• YOUR TASK:
Give the listing again character for character, but drop the images.

______

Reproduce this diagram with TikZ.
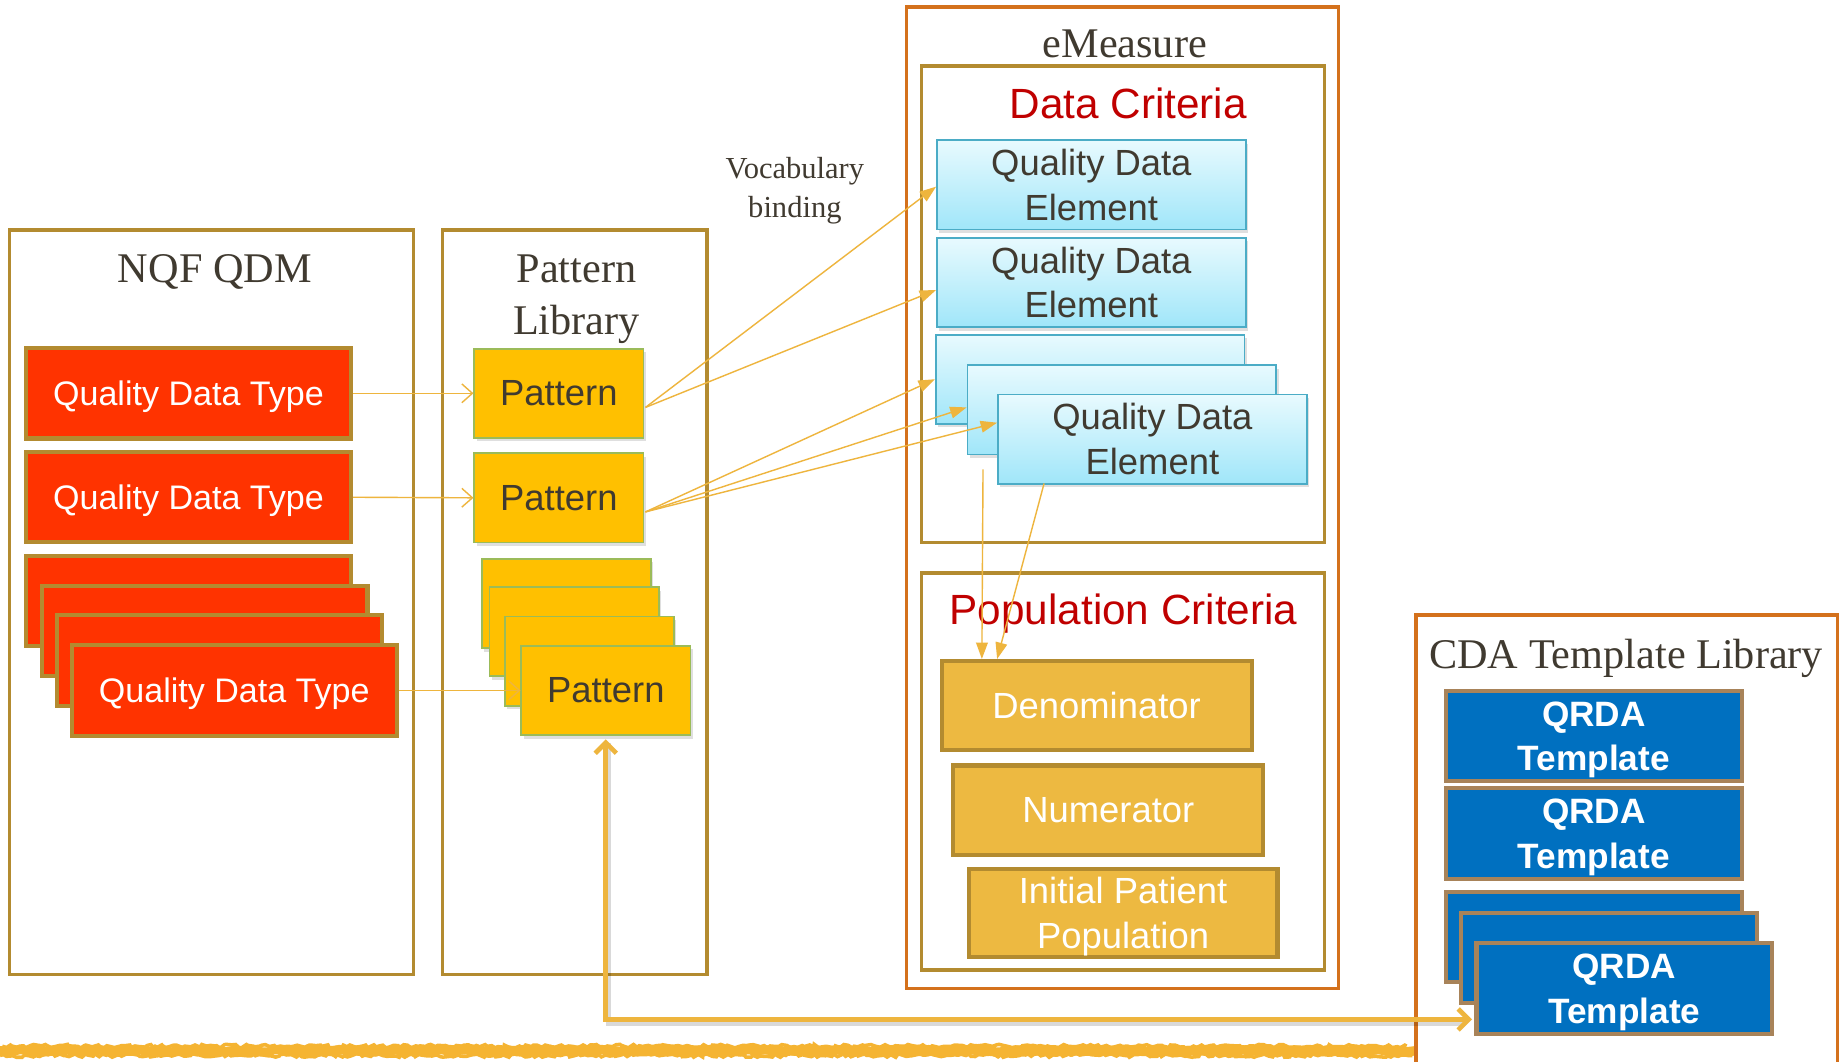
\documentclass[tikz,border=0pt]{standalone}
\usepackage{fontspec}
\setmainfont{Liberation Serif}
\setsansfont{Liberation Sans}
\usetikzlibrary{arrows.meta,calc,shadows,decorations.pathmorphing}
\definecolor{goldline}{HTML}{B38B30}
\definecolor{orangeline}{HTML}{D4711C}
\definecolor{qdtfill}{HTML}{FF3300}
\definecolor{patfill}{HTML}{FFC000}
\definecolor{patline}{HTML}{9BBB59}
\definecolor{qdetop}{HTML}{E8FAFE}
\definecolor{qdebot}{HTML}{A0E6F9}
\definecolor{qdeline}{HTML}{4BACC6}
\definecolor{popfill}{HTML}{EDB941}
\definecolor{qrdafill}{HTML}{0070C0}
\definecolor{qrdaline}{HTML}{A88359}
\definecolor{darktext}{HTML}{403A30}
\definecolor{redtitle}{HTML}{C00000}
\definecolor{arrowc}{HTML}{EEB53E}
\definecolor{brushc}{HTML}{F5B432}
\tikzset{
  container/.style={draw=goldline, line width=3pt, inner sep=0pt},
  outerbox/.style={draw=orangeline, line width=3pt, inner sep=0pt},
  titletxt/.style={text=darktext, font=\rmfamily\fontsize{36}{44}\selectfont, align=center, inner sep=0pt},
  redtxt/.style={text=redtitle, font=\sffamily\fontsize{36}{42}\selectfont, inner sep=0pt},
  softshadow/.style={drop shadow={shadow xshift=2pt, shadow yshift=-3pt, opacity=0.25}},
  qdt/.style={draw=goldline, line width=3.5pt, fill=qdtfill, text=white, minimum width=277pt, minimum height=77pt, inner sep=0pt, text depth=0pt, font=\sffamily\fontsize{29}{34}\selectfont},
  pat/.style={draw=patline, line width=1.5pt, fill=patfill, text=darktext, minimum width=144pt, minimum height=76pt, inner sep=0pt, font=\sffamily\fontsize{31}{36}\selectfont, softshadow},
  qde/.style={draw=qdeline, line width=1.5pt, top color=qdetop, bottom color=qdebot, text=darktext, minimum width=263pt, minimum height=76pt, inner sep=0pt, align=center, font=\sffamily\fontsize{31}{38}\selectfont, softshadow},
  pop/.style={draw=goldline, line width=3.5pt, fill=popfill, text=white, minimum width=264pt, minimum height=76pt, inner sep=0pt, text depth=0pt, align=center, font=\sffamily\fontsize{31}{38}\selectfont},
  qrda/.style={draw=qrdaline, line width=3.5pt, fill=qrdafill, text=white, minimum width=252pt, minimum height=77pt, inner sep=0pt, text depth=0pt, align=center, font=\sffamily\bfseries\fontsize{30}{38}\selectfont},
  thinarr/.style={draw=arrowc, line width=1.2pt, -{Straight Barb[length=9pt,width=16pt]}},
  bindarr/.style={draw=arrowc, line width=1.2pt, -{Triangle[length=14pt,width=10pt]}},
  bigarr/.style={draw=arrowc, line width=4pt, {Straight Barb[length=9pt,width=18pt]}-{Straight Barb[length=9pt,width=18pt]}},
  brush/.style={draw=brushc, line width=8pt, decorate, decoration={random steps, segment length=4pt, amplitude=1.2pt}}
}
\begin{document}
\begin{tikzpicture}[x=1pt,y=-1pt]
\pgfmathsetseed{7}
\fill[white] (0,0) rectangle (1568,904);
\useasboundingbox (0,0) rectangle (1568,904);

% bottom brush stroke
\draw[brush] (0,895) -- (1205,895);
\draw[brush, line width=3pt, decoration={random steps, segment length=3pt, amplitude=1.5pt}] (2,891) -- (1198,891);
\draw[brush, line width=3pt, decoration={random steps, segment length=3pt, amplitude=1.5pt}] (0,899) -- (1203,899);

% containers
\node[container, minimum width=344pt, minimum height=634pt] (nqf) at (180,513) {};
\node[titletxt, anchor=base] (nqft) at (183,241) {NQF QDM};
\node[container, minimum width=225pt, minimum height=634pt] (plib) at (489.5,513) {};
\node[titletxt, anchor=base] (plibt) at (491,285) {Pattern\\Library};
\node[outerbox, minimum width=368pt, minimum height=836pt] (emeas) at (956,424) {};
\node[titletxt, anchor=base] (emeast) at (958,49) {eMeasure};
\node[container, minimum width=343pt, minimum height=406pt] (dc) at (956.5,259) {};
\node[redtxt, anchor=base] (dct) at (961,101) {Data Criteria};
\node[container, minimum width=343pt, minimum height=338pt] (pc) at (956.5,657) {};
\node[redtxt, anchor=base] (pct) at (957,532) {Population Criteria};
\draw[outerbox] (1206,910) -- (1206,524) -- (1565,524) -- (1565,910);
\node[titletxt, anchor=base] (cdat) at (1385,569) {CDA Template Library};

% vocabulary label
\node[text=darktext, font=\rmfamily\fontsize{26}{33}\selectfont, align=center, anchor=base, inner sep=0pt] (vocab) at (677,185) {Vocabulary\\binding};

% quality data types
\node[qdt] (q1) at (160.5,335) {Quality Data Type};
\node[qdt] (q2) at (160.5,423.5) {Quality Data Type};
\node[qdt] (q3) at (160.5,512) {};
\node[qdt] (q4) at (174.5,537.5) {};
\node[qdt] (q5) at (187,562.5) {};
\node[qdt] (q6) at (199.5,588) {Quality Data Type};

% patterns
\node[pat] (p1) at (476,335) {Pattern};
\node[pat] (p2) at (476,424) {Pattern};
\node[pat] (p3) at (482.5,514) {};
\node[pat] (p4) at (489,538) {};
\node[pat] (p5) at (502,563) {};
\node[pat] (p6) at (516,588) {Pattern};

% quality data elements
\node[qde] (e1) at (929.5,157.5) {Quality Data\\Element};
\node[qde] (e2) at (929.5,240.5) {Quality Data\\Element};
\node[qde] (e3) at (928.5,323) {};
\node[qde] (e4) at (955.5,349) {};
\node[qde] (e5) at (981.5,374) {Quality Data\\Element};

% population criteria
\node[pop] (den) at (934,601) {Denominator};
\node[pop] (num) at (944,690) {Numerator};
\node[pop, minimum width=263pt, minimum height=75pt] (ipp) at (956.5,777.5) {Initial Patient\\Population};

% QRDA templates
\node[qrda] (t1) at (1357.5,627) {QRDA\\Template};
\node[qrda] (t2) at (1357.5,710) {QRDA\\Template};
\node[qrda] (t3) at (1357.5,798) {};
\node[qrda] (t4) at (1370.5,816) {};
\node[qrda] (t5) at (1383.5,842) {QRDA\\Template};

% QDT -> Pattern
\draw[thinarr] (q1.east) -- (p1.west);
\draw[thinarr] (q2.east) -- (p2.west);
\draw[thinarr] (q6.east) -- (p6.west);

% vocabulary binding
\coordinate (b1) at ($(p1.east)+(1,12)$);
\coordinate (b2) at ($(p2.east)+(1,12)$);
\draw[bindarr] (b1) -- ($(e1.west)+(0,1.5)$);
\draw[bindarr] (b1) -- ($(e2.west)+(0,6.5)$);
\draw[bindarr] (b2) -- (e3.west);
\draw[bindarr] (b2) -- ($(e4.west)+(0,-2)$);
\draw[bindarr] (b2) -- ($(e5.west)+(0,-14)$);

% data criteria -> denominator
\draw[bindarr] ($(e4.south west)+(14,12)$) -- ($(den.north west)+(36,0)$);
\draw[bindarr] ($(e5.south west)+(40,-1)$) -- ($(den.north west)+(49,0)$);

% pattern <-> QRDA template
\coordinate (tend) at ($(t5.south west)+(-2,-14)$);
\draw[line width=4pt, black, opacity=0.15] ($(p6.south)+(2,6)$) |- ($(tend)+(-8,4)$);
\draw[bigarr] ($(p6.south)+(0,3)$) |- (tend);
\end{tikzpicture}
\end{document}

______

• THE COMPLETED TASK:
Reproduce this diagram with TikZ.
\documentclass[tikz,border=0pt]{standalone}
\usepackage{fontspec}
\setmainfont{Liberation Serif}
\setsansfont{Liberation Sans}
\usetikzlibrary{arrows.meta,calc,shadows,decorations.pathmorphing}
\definecolor{goldline}{HTML}{B38B30}
\definecolor{orangeline}{HTML}{D4711C}
\definecolor{qdtfill}{HTML}{FF3300}
\definecolor{patfill}{HTML}{FFC000}
\definecolor{patline}{HTML}{9BBB59}
\definecolor{qdetop}{HTML}{E8FAFE}
\definecolor{qdebot}{HTML}{A0E6F9}
\definecolor{qdeline}{HTML}{4BACC6}
\definecolor{popfill}{HTML}{EDB941}
\definecolor{qrdafill}{HTML}{0070C0}
\definecolor{qrdaline}{HTML}{A88359}
\definecolor{darktext}{HTML}{403A30}
\definecolor{redtitle}{HTML}{C00000}
\definecolor{arrowc}{HTML}{EEB53E}
\definecolor{brushc}{HTML}{F5B432}
\tikzset{
  container/.style={draw=goldline, line width=3pt, inner sep=0pt},
  outerbox/.style={draw=orangeline, line width=3pt, inner sep=0pt},
  titletxt/.style={text=darktext, font=\rmfamily\fontsize{36}{44}\selectfont, align=center, inner sep=0pt},
  redtxt/.style={text=redtitle, font=\sffamily\fontsize{36}{42}\selectfont, inner sep=0pt},
  softshadow/.style={drop shadow={shadow xshift=2pt, shadow yshift=-3pt, opacity=0.25}},
  qdt/.style={draw=goldline, line width=3.5pt, fill=qdtfill, text=white, minimum width=277pt, minimum height=77pt, inner sep=0pt, text depth=0pt, font=\sffamily\fontsize{29}{34}\selectfont},
  pat/.style={draw=patline, line width=1.5pt, fill=patfill, text=darktext, minimum width=144pt, minimum height=76pt, inner sep=0pt, font=\sffamily\fontsize{31}{36}\selectfont, softshadow},
  qde/.style={draw=qdeline, line width=1.5pt, top color=qdetop, bottom color=qdebot, text=darktext, minimum width=263pt, minimum height=76pt, inner sep=0pt, align=center, font=\sffamily\fontsize{31}{38}\selectfont, softshadow},
  pop/.style={draw=goldline, line width=3.5pt, fill=popfill, text=white, minimum width=264pt, minimum height=76pt, inner sep=0pt, text depth=0pt, align=center, font=\sffamily\fontsize{31}{38}\selectfont},
  qrda/.style={draw=qrdaline, line width=3.5pt, fill=qrdafill, text=white, minimum width=252pt, minimum height=77pt, inner sep=0pt, text depth=0pt, align=center, font=\sffamily\bfseries\fontsize{30}{38}\selectfont},
  thinarr/.style={draw=arrowc, line width=1.2pt, -{Straight Barb[length=9pt,width=16pt]}},
  bindarr/.style={draw=arrowc, line width=1.2pt, -{Triangle[length=14pt,width=10pt]}},
  bigarr/.style={draw=arrowc, line width=4pt, {Straight Barb[length=9pt,width=18pt]}-{Straight Barb[length=9pt,width=18pt]}},
  brush/.style={draw=brushc, line width=8pt, decorate, decoration={random steps, segment length=4pt, amplitude=1.2pt}}
}
\begin{document}
\begin{tikzpicture}[x=1pt,y=-1pt]
\pgfmathsetseed{7}
\fill[white] (0,0) rectangle (1568,904);
\useasboundingbox (0,0) rectangle (1568,904);

% bottom brush stroke
\draw[brush] (0,895) -- (1205,895);
\draw[brush, line width=3pt, decoration={random steps, segment length=3pt, amplitude=1.5pt}] (2,891) -- (1198,891);
\draw[brush, line width=3pt, decoration={random steps, segment length=3pt, amplitude=1.5pt}] (0,899) -- (1203,899);

% containers
\node[container, minimum width=344pt, minimum height=634pt] (nqf) at (180,513) {};
\node[titletxt, anchor=base] (nqft) at (183,241) {NQF QDM};
\node[container, minimum width=225pt, minimum height=634pt] (plib) at (489.5,513) {};
\node[titletxt, anchor=base] (plibt) at (491,285) {Pattern\\Library};
\node[outerbox, minimum width=368pt, minimum height=836pt] (emeas) at (956,424) {};
\node[titletxt, anchor=base] (emeast) at (958,49) {eMeasure};
\node[container, minimum width=343pt, minimum height=406pt] (dc) at (956.5,259) {};
\node[redtxt, anchor=base] (dct) at (961,101) {Data Criteria};
\node[container, minimum width=343pt, minimum height=338pt] (pc) at (956.5,657) {};
\node[redtxt, anchor=base] (pct) at (957,532) {Population Criteria};
\draw[outerbox] (1206,910) -- (1206,524) -- (1565,524) -- (1565,910);
\node[titletxt, anchor=base] (cdat) at (1385,569) {CDA Template Library};

% vocabulary label
\node[text=darktext, font=\rmfamily\fontsize{26}{33}\selectfont, align=center, anchor=base, inner sep=0pt] (vocab) at (677,185) {Vocabulary\\binding};

% quality data types
\node[qdt] (q1) at (160.5,335) {Quality Data Type};
\node[qdt] (q2) at (160.5,423.5) {Quality Data Type};
\node[qdt] (q3) at (160.5,512) {};
\node[qdt] (q4) at (174.5,537.5) {};
\node[qdt] (q5) at (187,562.5) {};
\node[qdt] (q6) at (199.5,588) {Quality Data Type};

% patterns
\node[pat] (p1) at (476,335) {Pattern};
\node[pat] (p2) at (476,424) {Pattern};
\node[pat] (p3) at (482.5,514) {};
\node[pat] (p4) at (489,538) {};
\node[pat] (p5) at (502,563) {};
\node[pat] (p6) at (516,588) {Pattern};

% quality data elements
\node[qde] (e1) at (929.5,157.5) {Quality Data\\Element};
\node[qde] (e2) at (929.5,240.5) {Quality Data\\Element};
\node[qde] (e3) at (928.5,323) {};
\node[qde] (e4) at (955.5,349) {};
\node[qde] (e5) at (981.5,374) {Quality Data\\Element};

% population criteria
\node[pop] (den) at (934,601) {Denominator};
\node[pop] (num) at (944,690) {Numerator};
\node[pop, minimum width=263pt, minimum height=75pt] (ipp) at (956.5,777.5) {Initial Patient\\Population};

% QRDA templates
\node[qrda] (t1) at (1357.5,627) {QRDA\\Template};
\node[qrda] (t2) at (1357.5,710) {QRDA\\Template};
\node[qrda] (t3) at (1357.5,798) {};
\node[qrda] (t4) at (1370.5,816) {};
\node[qrda] (t5) at (1383.5,842) {QRDA\\Template};

% QDT -> Pattern
\draw[thinarr] (q1.east) -- (p1.west);
\draw[thinarr] (q2.east) -- (p2.west);
\draw[thinarr] (q6.east) -- (p6.west);

% vocabulary binding
\coordinate (b1) at ($(p1.east)+(1,12)$);
\coordinate (b2) at ($(p2.east)+(1,12)$);
\draw[bindarr] (b1) -- ($(e1.west)+(0,1.5)$);
\draw[bindarr] (b1) -- ($(e2.west)+(0,6.5)$);
\draw[bindarr] (b2) -- (e3.west);
\draw[bindarr] (b2) -- ($(e4.west)+(0,-2)$);
\draw[bindarr] (b2) -- ($(e5.west)+(0,-14)$);

% data criteria -> denominator
\draw[bindarr] ($(e4.south west)+(14,12)$) -- ($(den.north west)+(36,0)$);
\draw[bindarr] ($(e5.south west)+(40,-1)$) -- ($(den.north west)+(49,0)$);

% pattern <-> QRDA template
\coordinate (tend) at ($(t5.south west)+(-2,-14)$);
\draw[line width=4pt, black, opacity=0.15] ($(p6.south)+(2,6)$) |- ($(tend)+(-8,4)$);
\draw[bigarr] ($(p6.south)+(0,3)$) |- (tend);
\end{tikzpicture}
\end{document}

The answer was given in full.